◆ Data
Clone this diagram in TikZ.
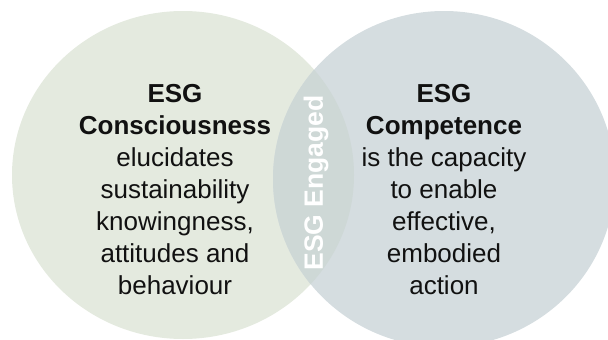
\documentclass[tikz,border=0pt]{standalone}
\usepackage{fontspec}
\setmainfont{Liberation Sans}
\definecolor{consfill}{HTML}{E4EADF}
\definecolor{compfill}{HTML}{D5DDE0}
\definecolor{lensfill}{HTML}{CED8D6}
\definecolor{inktext}{HTML}{111111}
\begin{document}
\begin{tikzpicture}[x=1pt,y=-1pt,
  bodytext/.style={align=center, text=inktext, inner sep=0pt,
    font=\fontsize{26}{32}\selectfont},
  engagedtext/.style={text=white, inner sep=0pt, rotate=90,
    font=\fontsize{26.5}{30}\selectfont\bfseries}]
  \useasboundingbox (0,0) rectangle (608,340);
  \clip (0,0) rectangle (608,340);
  % the two overlapping circles
  \fill[consfill] (183,175) ellipse [x radius=171pt, y radius=164pt];
  \fill[compfill] (444,179) ellipse [x radius=171pt, y radius=168pt];
  % their overlap
  \begin{scope}
    \clip (183,175) ellipse [x radius=171pt, y radius=164pt];
    \fill[lensfill] (444,179) ellipse [x radius=171pt, y radius=168pt];
  \end{scope}
  % labels
  \node[bodytext] (consciousness) at (175,190)
    {\textbf{ESG}\\\textbf{Consciousness}\\elucidates\\sustainability\\knowingness,\\attitudes and\\behaviour};
  \node[bodytext] (competence) at (444,190)
    {\textbf{ESG}\\\textbf{Competence}\\is the capacity\\to enable\\effective,\\embodied\\action};
  \node[engagedtext] (engaged) at (316,183) {ESG Engaged};
\end{tikzpicture}
\end{document}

◆ Challenge
Without the pictures, repeat the listing above exactly.

◆ Task response
Clone this diagram in TikZ.
\documentclass[tikz,border=0pt]{standalone}
\usepackage{fontspec}
\setmainfont{Liberation Sans}
\definecolor{consfill}{HTML}{E4EADF}
\definecolor{compfill}{HTML}{D5DDE0}
\definecolor{lensfill}{HTML}{CED8D6}
\definecolor{inktext}{HTML}{111111}
\begin{document}
\begin{tikzpicture}[x=1pt,y=-1pt,
  bodytext/.style={align=center, text=inktext, inner sep=0pt,
    font=\fontsize{26}{32}\selectfont},
  engagedtext/.style={text=white, inner sep=0pt, rotate=90,
    font=\fontsize{26.5}{30}\selectfont\bfseries}]
  \useasboundingbox (0,0) rectangle (608,340);
  \clip (0,0) rectangle (608,340);
  % the two overlapping circles
  \fill[consfill] (183,175) ellipse [x radius=171pt, y radius=164pt];
  \fill[compfill] (444,179) ellipse [x radius=171pt, y radius=168pt];
  % their overlap
  \begin{scope}
    \clip (183,175) ellipse [x radius=171pt, y radius=164pt];
    \fill[lensfill] (444,179) ellipse [x radius=171pt, y radius=168pt];
  \end{scope}
  % labels
  \node[bodytext] (consciousness) at (175,190)
    {\textbf{ESG}\\\textbf{Consciousness}\\elucidates\\sustainability\\knowingness,\\attitudes and\\behaviour};
  \node[bodytext] (competence) at (444,190)
    {\textbf{ESG}\\\textbf{Competence}\\is the capacity\\to enable\\effective,\\embodied\\action};
  \node[engagedtext] (engaged) at (316,183) {ESG Engaged};
\end{tikzpicture}
\end{document}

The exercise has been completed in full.